As I always try to reiterate, estate planning is not only about what happens after you die, it is also about what happens if you become mentally and/or physically unable to handle your own affairs. While medical science and health care are making huge advances with the quality of care allowing us to live longer and healthier lives, accidents happen. Someone at any age could be become suddenly incapacitated. If one of these events happens to you or a close family member, it is generally too late to create the required estate planning documents or make changes to existing ones. Instead, your family and friends will be required to appear in court to appoint a guardian or a conservator (and maybe not the person you would have chosen for yourself) to oversee your affairs. Guardianships are usually an expensive, intrusive and uncomfortable ordeal for families.
So then, what should you do, to protect yourself and ensure that your wishes will be honored in life as well as death?
Advanced Medical Directives are instructions specifying what actions should be taken for your health in the event that you are no longer able to make those decisions due to illness or incapacity. A “Living Will” is one form of an Advanced Health Care Directive. It records your wishes regarding various types of medical treatments, such as resuscitation, life support, artificial feedings and organ donation. A “Medical Power of Attorney” (also known as a “Health Care Proxy”) names the specific individual(s) you appoint to make the aforementioned medical decisions on your behalf – again, if and only if, you become unable to do so. I encourage my clients to have both documents in place to provide the most comprehensive guidance and spare family members (who may or may not agree on what to do) from having to make end-of-life decisions for you.
In addition, I also recommend that my clients sign a complementary HIPAA Release. Many times clients would like to allow friends, additional relatives and/or financial and legal advisors to receive medical information. Without this authorization, the person you name in your advanced medical directive or health care proxy may be able to make medicals decisions, but the health professionals will be prohibited from sharing your medical information with these persons.
On a Personal Note…I lost my dear sister, Anita, almost 6 years ago after a lengthy illness which included a diagnosis of persisted vegetative state. My wife and I would go to the hospital every day to be with her and, after many months, it became very apparent that care can wane and health care professionals, despite their best intentions, become less attentive and less available. However, the doctors and other health care professionals were also available to talk with us, to discuss her situation and give us their best advice because I was her named health care proxy and both my wife and I were specifically authorized to receive medical information.
I have had my own children, age 20 and 22, both sign advance medical directives and HIPAA Releases. I strongly urge all of my clients’ children to do so as well.
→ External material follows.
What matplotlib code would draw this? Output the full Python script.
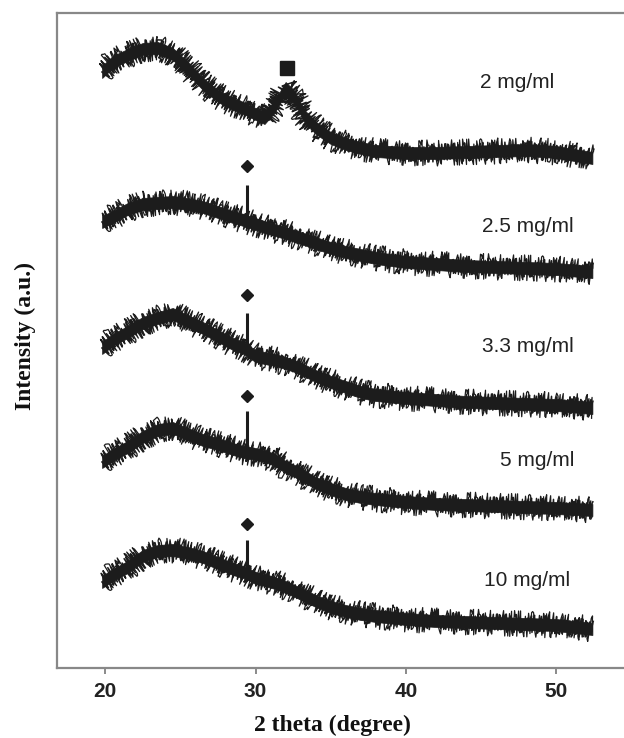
import matplotlib
matplotlib.use("Agg")
import matplotlib.pyplot as plt
import numpy as np

# ---- data (intensity in arbitrary units, offsets included) ----
two_theta = [19.8, 20.5, 21.5, 22.5, 23.5, 24.5, 25.5, 26.5, 27.5, 28.5, 29.2, 30.0,
             30.6, 31.3, 32.0, 32.6, 33.2, 34.0, 35.0, 36.0, 37.0, 38.0, 40.0, 42.0,
             44.0, 46.0, 48.0, 50.0, 52.4]

i_2mg = [596, 606, 613, 619, 620, 614, 600, 584, 572, 564, 560, 554, 550, 562, 580,
         571, 553, 540, 530, 524, 520, 517, 515, 515, 516, 517, 518, 516, 510]
i_2p5mg = [446, 451, 459, 464, 465, 466, 464, 461, 456, 451, 448, 444, 441, 438, 435,
           432, 429, 425, 420, 416, 413, 410, 406, 404, 402, 401, 400, 399, 396]
i_3p3mg = [320, 328, 336, 345, 350, 354, 347, 340, 332, 324, 320, 312, 310, 308, 305,
           302, 298, 292, 286, 281, 276, 273, 270, 268, 266, 265, 264, 263, 260]
i_5mg = [206, 213, 221, 231, 238, 240, 234, 228, 224, 219, 216, 214, 212, 208, 201,
         197, 192, 185, 179, 174, 171, 169, 166, 164, 163, 162, 161, 160, 158]
i_10mg = [86, 93, 101, 112, 117, 118, 115, 111, 105, 99, 96, 90, 88, 85, 81,
          77, 73, 67, 61, 57, 54, 52, 49, 47, 46, 45, 44, 43, 39]

series = [i_2mg, i_2p5mg, i_3p3mg, i_5mg, i_10mg]
labels = ["2 mg/ml", "2.5 mg/ml", "3.3 mg/ml", "5 mg/ml", "10 mg/ml"]
noise_halfwidth = [6, 6, 6, 6, 6]

# sharp calcite peak at 29.4 (traces 2-5): base and top
calcite_x = 29.4
calcite_base = [447, 318, 215, 95]
calcite_top = [483, 355, 257, 128]
diamond_y = [502, 373, 272, 144]

# broad peak marker (2 mg/ml)
square_x = 32.1
square_y = 600

label_x = [44.9, 45.05, 45.05, 46.25, 45.2]
label_y = [586, 442, 322, 208, 88]

xticks = [20, 30, 40, 50]

# ---- figure ----
W, H = 624, 738
fig = plt.figure(figsize=(W / 100, H / 100), dpi=100)
ax = fig.add_axes([57 / W, 70 / H, 1 - 57 / W, 655 / H])

ink = "#1c1c1c"
x = np.array(two_theta)
for ys, hw in zip(series, noise_halfwidth):
    y = np.array(ys, dtype=float)
    ax.fill_between(x, y - hw, y + hw, color=ink, linewidth=0.5, edgecolor=ink)
    # noisy rendering style of the measured trace
    l1, = ax.plot(x, y, color=ink, lw=0.9)
    l1.set_sketch_params(13, 1.0, 8)
    l2, = ax.plot(x, y, color=ink, lw=1.1)
    l2.set_sketch_params(9, 2.0, 4)

for b, t, d in zip(calcite_base, calcite_top, diamond_y):
    ax.plot([calcite_x, calcite_x], [b, t], color=ink, lw=2.2, solid_capstyle="butt")
    ax.plot([calcite_x], [d], marker="D", markersize=6, color=ink, linestyle="none")

ax.plot([square_x], [square_y], marker="s", markersize=9.5, color=ink, linestyle="none")

for lx, ly, lab in zip(label_x, label_y, labels):
    ax.text(lx, ly, lab, fontsize=15, family="Liberation Sans", color="#222222",
            ha="left", va="center")

ax.set_xlim(16.8, 54.5)
ax.set_ylim(0, 655)
ax.set_xticks(xticks)
ax.set_xticklabels([str(t) for t in xticks], fontsize=15, family="Liberation Sans",
                   fontweight="bold", color="#222222")
ax.set_yticks([])
ax.tick_params(axis="x", direction="out", length=4, width=1.2, color="#777777", pad=6)

for s in ["left", "bottom", "top"]:
    ax.spines[s].set_color("#888888")
    ax.spines[s].set_linewidth(1.6)
ax.spines["right"].set_visible(False)

fig.text(332 / W, 1 - 725 / H, "2 theta (degree)", fontsize=17, family="Liberation Serif",
         fontweight="bold", ha="center", va="center", color="#111111")
fig.text(25 / W, 1 - 336 / H, "Intensity (a.u.)", fontsize=17, family="Liberation Serif",
         fontweight="bold", ha="center", va="center", rotation=90, color="#111111")

fig.savefig("out.png", dpi=100)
Remember, the best estate plan takes into account your wishes not only in death, but also in the event that you are unable to make financial and health decisions while you are still alive. In fact, I’d argue that the many “non-tax” reasons to do estate planning, are equally, if not more important than the tax reasons to do estate planning. Failure to properly plan for both is to resort to the court system, a costly, instructive and lengthy process.